We can see Moses move from when we read back a few chapters in Exodus 3:1 where we are told that he came to the mountain of G-d (Elohim). So here Moses is coming to the mountain of the G-d he had heard about as a boy. In Exodus 3:2-4 we read about the bush that was not consumed by fire. Moses had to see this. It was something outside of the created order. Elohim calls to him from within the bush. Here we also see the Holy Name of G-d being used in these verses. “And G-d saw that Moses turned to look.” So Moses is introduced to G-d who is more than he had thought and this carries him to our passage in Exodus 6:2-3 where w see G-d tell Moses that he (Moses) will experience G-d in a more complete way than the foregathers. He will see more of Him than they had. I believe this is what Yeshua helps us in. When we come to know Him He gives us a deeper, richer knowledge of G-d than we ever dreamed. He becomes the Tree of Life for us. He becomes life to its fullest, not limited to the creative knowledge of G-d but going much further than that.
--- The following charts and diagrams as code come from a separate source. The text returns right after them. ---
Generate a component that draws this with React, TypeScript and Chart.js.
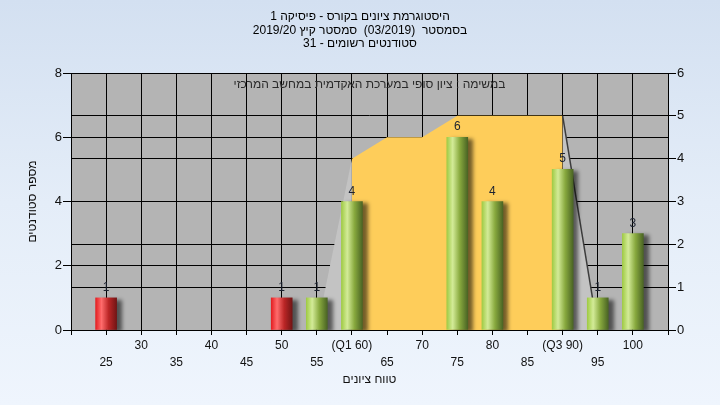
import React, { useEffect, useRef } from 'react';
import { Chart, registerables } from 'chart.js';

Chart.register(...registerables);

const titleLines = [
  'היסטוגרמת ציונים בקורס - פיסיקה 1',
  'בסמסטר  (03/2019)  סמסטר קיץ 2019/20',
  'סטודנטים רשומים - 31',
];
const noteText = 'במשימה : ציון סופי במערכת האקדמית במחשב המרכזי';
const xAxisTitle = 'טווח ציונים';
const yAxisTitle = 'מספר סטודנטים';

// histogram bars (left axis)
const barScores = [25, 50, 55, 60, 75, 80, 90, 95, 100];
const barCounts = [1, 1, 1, 4, 6, 4, 5, 1, 3];
const passScore = 55;

// quartile labels on the x axis
const quartileScores = [60, 90];
const quartileNames = ['(Q1 60)', '(Q3 90)'];

// inter-quartile band (right axis)
const iqrScores = [60, 65, 70, 75, 80, 85, 90];
const iqrLevels = [4, 4.5, 4.5, 5, 5, 5, 5];

// whiskers (right axis)
const lowWhiskerScores = [55, 60];
const lowWhiskerLevels = [0, 4];
const highWhiskerScores = [90, 95];
const highWhiskerLevels = [5, 0];

const FONT = "'Liberation Sans', Arial, 'DejaVu Sans', sans-serif";

function barGradient(ctx: CanvasRenderingContext2D, cx: number, failing: boolean) {
  const g = ctx.createLinearGradient(cx - 10.5, 0, cx + 10.5, 0);
  if (failing) {
    g.addColorStop(0, '#e41f22');
    g.addColorStop(0.28, '#ff6c6c');
    g.addColorStop(0.62, '#bb2626');
    g.addColorStop(1, '#721515');
  } else {
    g.addColorStop(0, '#a0cb45');
    g.addColorStop(0.28, '#d3eb98');
    g.addColorStop(0.62, '#88a93e');
    g.addColorStop(1, '#4a6424');
  }
  return g;
}

export default function App() {
  const ref = useRef<HTMLCanvasElement | null>(null);

  useEffect(() => {
    const canvas = ref.current;
    if (!canvas) return;

    const plotBg = {
      id: 'plotBg',
      beforeDraw(chart: any) {
        const { ctx, chartArea } = chart;
        if (!chartArea) return;
        ctx.save();
        ctx.fillStyle = '#b4b4b4';
        ctx.fillRect(chartArea.left, chartArea.top, chartArea.right - chartArea.left, chartArea.bottom - chartArea.top);
        ctx.restore();
      },
    };

    const barShadow = {
      id: 'barShadow',
      beforeDatasetDraw(chart: any, args: any) {
        if (args.meta.type !== 'bar') return;
        const ctx = chart.ctx;
        ctx.save();
        ctx.shadowColor = 'rgba(0,0,0,0.55)';
        ctx.shadowOffsetX = 5;
        ctx.shadowOffsetY = 2;
        ctx.shadowBlur = 4;
      },
      afterDatasetDraw(chart: any, args: any) {
        if (args.meta.type !== 'bar') return;
        chart.ctx.restore();
      },
    };

    const valueLabels = {
      id: 'valueLabels',
      afterDatasetsDraw(chart: any) {
        const ctx = chart.ctx;
        const { chartArea } = chart;
        chart.data.datasets.forEach((ds: any, i: number) => {
          const meta = chart.getDatasetMeta(i);
          if (meta.type !== 'bar') return;
          meta.data.forEach((el: any, j: number) => {
            ctx.save();
            ctx.font = `12px ${FONT}`;
            ctx.fillStyle = '#1c2230';
            ctx.textAlign = 'center';
            ctx.textBaseline = 'alphabetic';
            ctx.fillText(String(barCounts[j]), el.x, el.y - 7);
            ctx.restore();
          });
        });
        ctx.save();
        ctx.font = `12px ${FONT}`;
        ctx.fillStyle = '#2a2a2a';
        ctx.textAlign = 'center';
        ctx.textBaseline = 'middle';
        ctx.fillText(noteText, (chartArea.left + chartArea.right) / 2, chartArea.top + 12);
        ctx.restore();
      },
    };

    const chart = new Chart(canvas, {
      type: 'bar',
      data: {
        datasets: [
          {
            type: 'bar',
            label: 'students',
            data: barScores.map((s, i) => ({ x: s, y: barCounts[i] })),
            yAxisID: 'y',
            xAxisID: 'x',
            barThickness: 21,
            borderWidth: 0,
            order: 0,
            backgroundColor: (c: any) => {
              const chart = c.chart;
              const xs = chart.scales && chart.scales.x;
              if (c.type !== 'data' || !xs) return '#9c4';
              const s = barScores[c.dataIndex];
              const px = xs.getPixelForValue(s);
              if (!Number.isFinite(px)) return '#9c4';
              return barGradient(chart.ctx, px, s < passScore);
            },
          } as any,
          {
            type: 'line',
            label: 'iqr',
            data: iqrScores.map((s, i) => ({ x: s, y: iqrLevels[i] })),
            yAxisID: 'y2',
            xAxisID: 'x',
            fill: 'origin',
            backgroundColor: '#fecd5a',
            borderColor: '#fecd5a',
            borderWidth: 0,
            pointRadius: 0,
            tension: 0,
            order: 2,
          } as any,
          {
            type: 'line',
            label: 'low',
            data: lowWhiskerScores.map((s, i) => ({ x: s, y: lowWhiskerLevels[i] })),
            yAxisID: 'y2',
            xAxisID: 'x',
            fill: 'origin',
            backgroundColor: '#c3c3c3',
            borderColor: '#c3c3c3',
            borderWidth: 0,
            pointRadius: 0,
            order: 3,
          } as any,
          {
            type: 'line',
            label: 'high',
            data: highWhiskerScores.map((s, i) => ({ x: s, y: highWhiskerLevels[i] })),
            yAxisID: 'y2',
            xAxisID: 'x',
            fill: 'origin',
            backgroundColor: '#c3c3c3',
            borderColor: '#3c3c3c',
            borderWidth: 1.5,
            pointRadius: 0,
            order: 1,
          } as any,
        ],
      },
      options: {
        responsive: false,
        animation: false,
        events: [],
        layout: { padding: 0 },
        plugins: {
          legend: { display: false },
          tooltip: { enabled: false },
          title: {
            display: true,
            text: titleLines,
            color: '#000',
            font: { family: FONT, size: 12, weight: 'normal', lineHeight: 1.1 },
            padding: { top: 10.4, bottom: 23 },
          },
        },
        scales: {
          x: {
            type: 'linear',
            position: 'bottom',
            min: 20,
            max: 105,
            offset: false,
            grid: { color: '#000', lineWidth: 1, tickLength: 5, offset: false, drawTicks: true },
            border: { color: '#000', width: 1 },
            ticks: {
              stepSize: 5,
              autoSkip: false,
              maxRotation: 0,
              minRotation: 0,
              padding: 2,
              color: '#111',
              font: { family: FONT, size: 12, lineHeight: 1.42 },
              callback: (v: any) => {
                const n = Number(v);
                if (n <= 20 || n >= 105) return '';
                const qi = quartileScores.indexOf(n);
                const label = qi >= 0 ? quartileNames[qi] : String(n);
                return n % 10 === 0 ? [label, ''] : ['', label];
              },
            },
            title: {
              display: true,
              text: xAxisTitle,
              color: '#111',
              font: { family: FONT, size: 12 },
              padding: { top: 0, bottom: 17.8 },
            },
            afterFit: (s: any) => { s.height = 75; },
          } as any,
          y: {
            type: 'linear',
            position: 'left',
            min: 0,
            max: 8,
            grid: { color: '#000', lineWidth: 1, tickLength: 8 },
            border: { color: '#000', width: 1 },
            ticks: { stepSize: 2, padding: 1, color: '#111', font: { family: FONT, size: 13 } },
            title: {
              display: true,
              text: yAxisTitle,
              color: '#111',
              font: { family: FONT, size: 12 },
              padding: { top: 25.8, bottom: 0 },
            },
            afterFit: (s: any) => { s.width = 71; },
          } as any,
          y2: {
            type: 'linear',
            position: 'right',
            min: 0,
            max: 6,
            grid: { color: '#000', lineWidth: 1, tickLength: 8 },
            border: { color: '#000', width: 1 },
            ticks: { stepSize: 1, padding: 1, color: '#111', font: { family: FONT, size: 13 } },
            afterFit: (s: any) => { s.width = 52; },
          } as any,
        },
      },
      plugins: [plotBg, barShadow, valueLabels],
    } as any);

    return () => chart.destroy();
  }, []);

  return (
    <div
      style={{
        position: 'absolute',
        left: 0,
        top: 0,
        width: 720,
        height: 405,
        background: 'linear-gradient(to bottom, #d3e0f1 0%, #e4edf8 50%, #eff5fd 100%)',
      }}
    >
      <canvas ref={ref} width={720} height={405} dir="rtl" style={{ width: 720, height: 405, display: 'block' }} />
    </div>
  );
}
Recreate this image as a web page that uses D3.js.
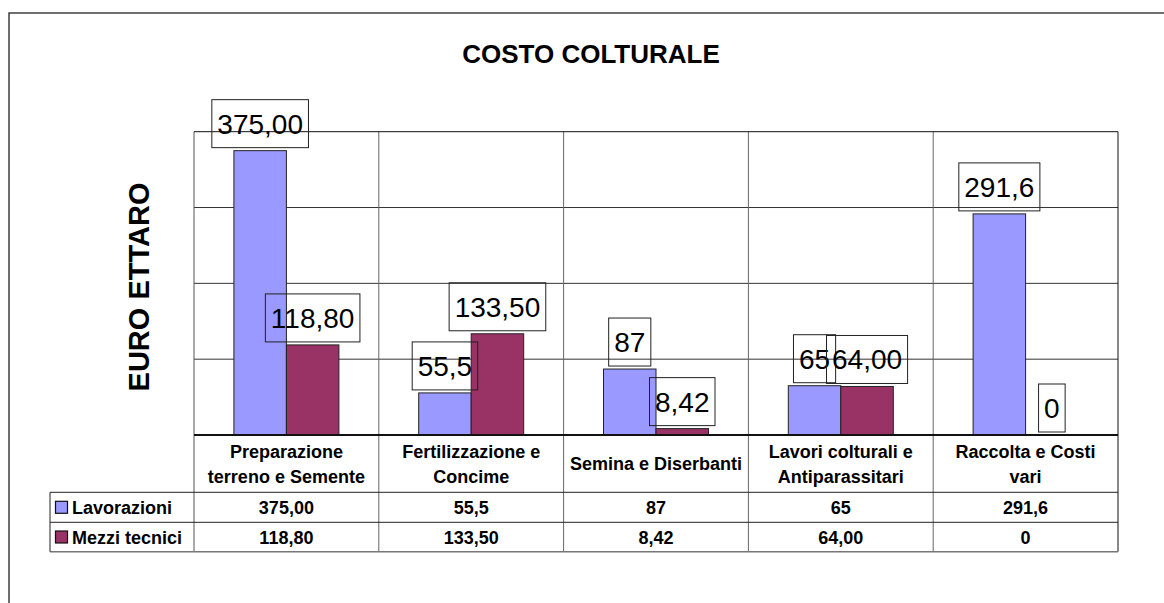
<!DOCTYPE html>
<html>
<head>
<meta charset="utf-8">
<script src="https://cdn.jsdelivr.net/npm/d3@7"></script>
<style>
  body { margin: 0; background: #fff; }
  text { font-family: "Liberation Sans", Arial, sans-serif; }
</style>
</head>
<body>
<svg id="chart" width="1164" height="603"></svg>
<script>

  var categories = [
    ["Preparazione", "terreno e Semente"],
    ["Fertilizzazione e", "Concime"],
    ["Semina e Diserbanti"],
    ["Lavori colturali e", "Antiparassitari"],
    ["Raccolta e Costi", "vari"]
  ];
  var seriesNames = ["Lavorazioni", "Mezzi tecnici"];
  var lavorazioni = [375, 55.5, 87, 65, 291.6];
  var lavorazioniLabels = ["375,00", "55,5", "87", "65", "291,6"];
  var mezzi = [118.8, 133.5, 8.42, 64, 0];
  var mezziLabels = ["118,80", "133,50", "8,42", "64,00", "0"];
  var colors = ["#9999FF", "#993366"];
  var yTicks = [100, 200, 300];

  var svg = d3.select('#chart');

  var plotLeft = 194, plotRight = 1118, plotTop = 131.7, plotBottom = 435;

  var x = d3.scaleBand()
    .domain(d3.range(categories.length))
    .range([plotLeft, plotRight]);

  var x1 = d3.scaleBand()
    .domain(d3.range(seriesNames.length))
    .range([0, x.bandwidth()])
    .paddingOuter(0.76);

  var y = d3.scaleLinear().domain([0, 400]).range([plotBottom, plotTop]);

  // outer frame
  svg.append('rect')
    .attr('x', 9).attr('y', 13)
    .attr('width', 1164).attr('height', 620)
    .attr('fill', 'none').attr('stroke', '#222').attr('stroke-width', 1.3);

  svg.append('text')
    .attr('x', 591).attr('y', 62.7)
    .attr('text-anchor', 'middle')
    .style('font-size', '26px').style('font-weight', 'bold')
    .text('COSTO COLTURALE');

  svg.append('text')
    .attr('transform', 'translate(149,287) rotate(-90)')
    .attr('text-anchor', 'middle')
    .style('font-size', '29px').style('font-weight', 'bold')
    .text('EURO ETTARO');

  // grid
  svg.selectAll('line.grid').data(yTicks).enter().append('line')
    .attr('x1', plotLeft).attr('x2', plotRight)
    .attr('y1', function (d) { return y(d); })
    .attr('y2', function (d) { return y(d); })
    .attr('stroke', '#333').attr('stroke-width', 1);

  // table geometry
  var rowTop = 492.3, rowMid = 522.3, rowBot = 551.7, legendLeft = 50;

  // vertical category lines (through plot and table)
  svg.selectAll('line.vcat').data(d3.range(1, categories.length)).enter().append('line')
    .attr('x1', function (d) { return x(d); })
    .attr('x2', function (d) { return x(d); })
    .attr('y1', plotTop).attr('y2', rowBot)
    .attr('stroke', '#666').attr('stroke-width', 1);

  svg.append('line')
    .attr('x1', plotLeft).attr('x2', plotLeft).attr('y1', plotTop).attr('y2', rowBot)
    .attr('stroke', '#555');
  svg.append('line')
    .attr('x1', plotRight).attr('x2', plotRight).attr('y1', plotTop).attr('y2', rowBot)
    .attr('stroke', '#111');
  svg.append('line')
    .attr('x1', plotLeft).attr('x2', plotRight).attr('y1', plotTop).attr('y2', plotTop)
    .attr('stroke', '#111');

  // bars
  var seriesData = [lavorazioni, mezzi];
  var seriesLabels = [lavorazioniLabels, mezziLabels];

  seriesData.forEach(function (vals, s) {
    svg.selectAll('rect.bar' + s).data(vals).enter().append('rect')
      .attr('x', function (d, i) { return x(i) + x1(s); })
      .attr('y', function (d) { return y(d); })
      .attr('width', x1.bandwidth())
      .attr('height', function (d) { return plotBottom - y(d); })
      .attr('fill', colors[s])
      .attr('stroke', '#222').attr('stroke-width', 1);
  });

  // axis line
  svg.append('line')
    .attr('x1', plotLeft).attr('x2', plotRight).attr('y1', plotBottom).attr('y2', plotBottom)
    .attr('stroke', '#111').attr('stroke-width', 2);

  // data labels with boxes
  seriesData.forEach(function (vals, s) {
    vals.forEach(function (d, i) {
      var cx = x(i) + x1(s) + x1.bandwidth() / 2;
      var boxBottom = y(d) - 3;
      var g = svg.append('g');
      var t = g.append('text')
        .attr('x', cx).attr('y', boxBottom - 48 + 34)
        .attr('text-anchor', 'middle')
        .style('font-size', '28px')
        .text(seriesLabels[s][i]);
      var w = t.node().getComputedTextLength() + 11;
      g.insert('rect', 'text')
        .attr('x', cx - w / 2).attr('y', boxBottom - 48)
        .attr('width', w).attr('height', 48)
        .attr('fill', 'none').attr('stroke', '#222').attr('stroke-width', 1);
    });
  });

  // category labels
  categories.forEach(function (lines, i) {
    var cx = x(i) + x.bandwidth() / 2;
    var base = lines.length === 1 ? 470.2 : 457.5;
    lines.forEach(function (ln, k) {
      svg.append('text')
        .attr('x', cx).attr('y', base + k * 25.6)
        .attr('text-anchor', 'middle')
        .style('font-size', '18px').style('font-weight', 'bold')
        .text(ln);
    });
  });

  // table rows
  [rowTop, rowMid].forEach(function (yy) {
    svg.append('line')
      .attr('x1', legendLeft).attr('x2', plotRight).attr('y1', yy).attr('y2', yy)
      .attr('stroke', '#222');
  });
  svg.append('line')
    .attr('x1', legendLeft).attr('x2', plotRight).attr('y1', rowBot).attr('y2', rowBot)
    .attr('stroke', '#777').attr('stroke-width', 1.5);
  svg.append('line')
    .attr('x1', legendLeft).attr('x2', legendLeft).attr('y1', rowTop).attr('y2', rowBot)
    .attr('stroke', '#222');

  var rowCenters = [(rowTop + rowMid) / 2, (rowMid + rowBot) / 2];
  seriesNames.forEach(function (name, s) {
    var cy = rowCenters[s];
    svg.append('rect')
      .attr('x', 55.5).attr('y', cy - 6)
      .attr('width', 12).attr('height', 12)
      .attr('fill', colors[s]).attr('stroke', '#111').attr('stroke-width', 1.2);
    svg.append('text')
      .attr('x', 72).attr('y', cy + 6.5)
      .style('font-size', '18px').style('font-weight', 'bold')
      .text(name);
    seriesLabels[s].forEach(function (lbl, i) {
      svg.append('text')
        .attr('x', x(i) + x.bandwidth() / 2).attr('y', cy + 6.5)
        .attr('text-anchor', 'middle')
        .style('font-size', '18px').style('font-weight', 'bold')
        .text(lbl);
    });
  });

</script>
</body>
</html>
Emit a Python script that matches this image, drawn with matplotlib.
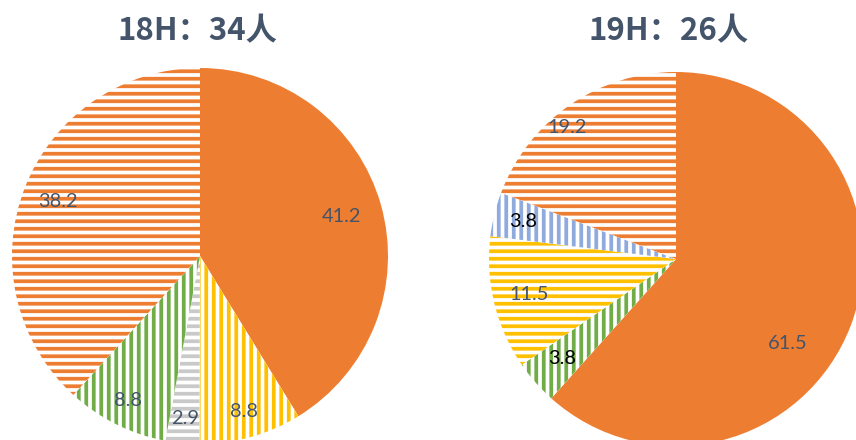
import numpy as np
import matplotlib.pyplot as plt

plt.rcParams['font.family'] = ['Lato', 'DejaVu Sans']
plt.rcParams['hatch.linewidth'] = 3.0

# データ（時間帯ごとの割合 %）
titles = ["18H：34人", "19H：26人"]
values_18 = [41.2, 8.8, 2.9, 8.8, 38.2]
values_19 = [61.5, 3.8, 11.5, 3.8, 19.2]

# 配色とハッチ
orange, yellow, green, gray, blue = "#ED7D31", "#FFC000", "#70AD47", "#C9C9C9", "#8FAADC"
slate = "#44546A"
colors_18 = [orange, yellow, gray, green, orange]
hatches_18 = [None, "||", "--", "||", "--"]
colors_19 = [orange, green, yellow, blue, orange]
hatches_19 = [None, "||", "--", "||", "--"]
txtcol_18 = [slate] * 5
txtcol_19 = [slate, "black", slate, "black", slate]
# ラベル位置の微調整（半径比, 角度のずれ）
dist_18 = [0.78, 0.86, 0.87, 0.86, 0.81]
dist_19 = [0.75, 0.81, 0.81, 0.84, 0.91]
shift_19 = [-16, 0, 0, 0, 5]

W, H, DPI = 856, 440, 90
fig = plt.figure(figsize=(W / DPI, H / DPI), dpi=DPI)


def draw(cx, cy, r, vals, cols, hats, tcols, dists, shifts, title, tx):
    ax = fig.add_axes([(cx - r) / W, (H - cy - r) / H, 2 * r / W, 2 * r / H])
    wedges, _ = ax.pie(vals, startangle=90, counterclock=False, radius=1)
    for w, c, h in zip(wedges, cols, hats):
        w.set_linewidth(0)
        if h is None:
            w.set_facecolor(c)
            w.set_edgecolor(c)
        else:
            w.set_facecolor("white")
            w.set_edgecolor(c)
            w.set_hatch(h)
    for w, v, tc, d, s in zip(wedges, vals, tcols, dists, shifts):
        a = np.deg2rad((w.theta1 + w.theta2) / 2 + s)
        ax.text(d * np.cos(a), d * np.sin(a), f"{v:.1f}", color=tc,
                fontsize=16, ha="center", va="center")
    ax.set_xlim(-1, 1)
    ax.set_ylim(-1, 1)
    ax.set_aspect("equal")
    ax.axis("off")
    fig.text(tx / W, 1 - 31 / H, title, ha="center", va="center",
             fontsize=25, fontweight="bold", color=slate,
             family=["Noto Sans CJK SC", "DejaVu Sans"])


draw(200, 256, 188, values_18, colors_18, hatches_18, txtcol_18, dist_18,
     [0] * 5, titles[0], 197.5)
draw(676, 259, 187, values_19, colors_19, hatches_19, txtcol_19, dist_19,
     shift_19, titles[1], 669)

fig.savefig("out.png", dpi=DPI)
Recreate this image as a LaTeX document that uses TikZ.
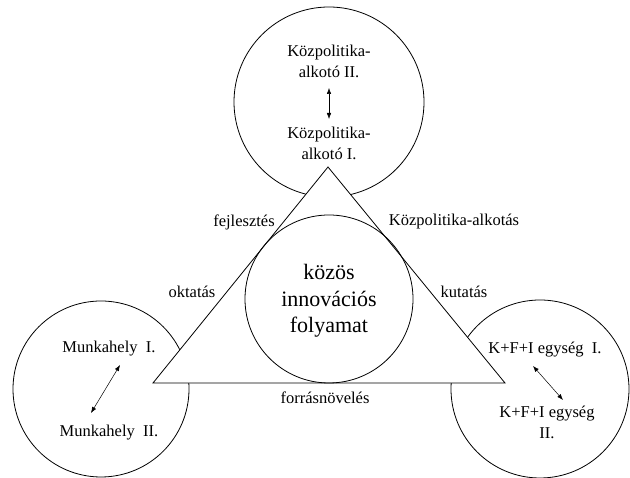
\documentclass[tikz,border=0pt]{standalone}
\usepackage{fontspec}
\setmainfont{Liberation Serif}
\usetikzlibrary{arrows.meta}

\begin{document}
\begin{tikzpicture}[x=1pt,y=1pt,line width=0.8pt,
  lbl/.style={font=\rmfamily\fontsize{16.5}{21}\selectfont,align=center,inner sep=0pt},
  twoway/.style={{Latex[length=6pt,width=4.5pt]}-{Latex[length=6pt,width=4.5pt]},line width=0.5pt}]

\useasboundingbox (0,0) rectangle (630,478);

% Outer circles
\draw (329,376) circle[radius=95pt];
\draw (101,89) circle[radius=88pt];
\draw (540,89) circle[radius=89pt];

% Triangle
\draw[fill=white] (153,95) -- (328,311) -- (505,95) -- cycle;

% Inner circle
\draw (329,179) circle[radius=84pt];
\node[font=\rmfamily\fontsize{22}{26.5}\selectfont,align=center,inner sep=0pt] (kozos) at (329,177) {közös\\innovációs\\folyamat};

% Side labels
\node[lbl] (fejl) at (244,256) {fejlesztés};
\node[lbl] (kpalk) at (454,256) {Közpolitika-alkotás};
\node[lbl] (okt) at (192,186) {oktatás};
\node[lbl] (kut) at (464,186) {kutatás};
\node[lbl] (forr) at (325,80) {forrásnövelés};

% Top circle
\node[lbl] (kpII) at (329,417) {Közpolitika-\\alkotó II.};
\node[lbl] (kpI) at (329,335) {Közpolitika-\\alkotó I.};
\coordinate (kpa) at (329,390);
\coordinate (kpb) at (329,359);
\draw[twoway] (kpa) -- (kpb);

% Left circle
\node[lbl] (mhI) at (109,129) {Munkahely\ \ I.};
\node[lbl] (mhII) at (109,45) {Munkahely\ \ II.};
\coordinate (mha) at (120,113);
\coordinate (mhb) at (91,65);
\draw[twoway] (mha) -- (mhb);

% Right circle
\node[lbl] (kfI) at (545,128) {K+F+I egység\ \ I.};
\node[lbl] (kfII) at (547,56) {K+F+I egység\\II.};
\coordinate (kfa) at (533,112);
\coordinate (kfb) at (563,78);
\draw[twoway] (kfa) -- (kfb);

\end{tikzpicture}
\end{document}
Part of what helped Moses in this process was the experience he had back at the bush when G-d told him to throw his staff to the ground and it became a snake. Exodus 4:3-5 He is frightened and runs away. Why? Sure, he was afraid of the snake because of the danger physically but also perhaps he feared it because of what happened the last time when man got too close to a snake and sin entered the world. Man has been in a struggle ever since. But here G-d tells him to reach out and take the snake in his hand. He does so and it becomes his staff again. What would this tell Moses spiritually? We can be victorious over sin. We can win this struggle we are in. But how? In the garden man was told not to eat from the tree of knowledge but no such instruction was given regarding the tree of life. The word for knowledge used with the tree is Daat – same word used when a man knows a woman intimately. So maybe we are more interested in experiencing life rather than living life. Experiencing life could be compared to doing every new thing that comes along because everyone else is doing it. Living life would be living our lives through the Tree of Life, Yeshua, growing in our knowledge of what G-d desires of us. In Proverbs 3:1 G-d compares the Tree of Life to Torah. In the New Testament Yeshua is our example of a person who was blameless, perfect. He was Torah (John 5:46) Romans 10:4-11 says Messiah is the goal of the Torah. Our faith in Messiah gives us the spiritual ability to win the battle over sin, to partake of the Tree of Life and then experience life from the perspective of the Spirit and win the battle over the serpent. G-d was showing Moses there is a way to overcome sin, to know Him in a deeper way than we may have ever considered. Yeshua shows us the same. It requires effort on our part. It does not stop at our confession but goes on our entire life as we learn more and more each day.
I John 2:3-5 says we are to keep the commandments of Yeshua. What are they? Yeshua and Torah are identified as the Tree of Life. Does this mean Torah is, should be, must be relevant to our lives? Or did G-d change?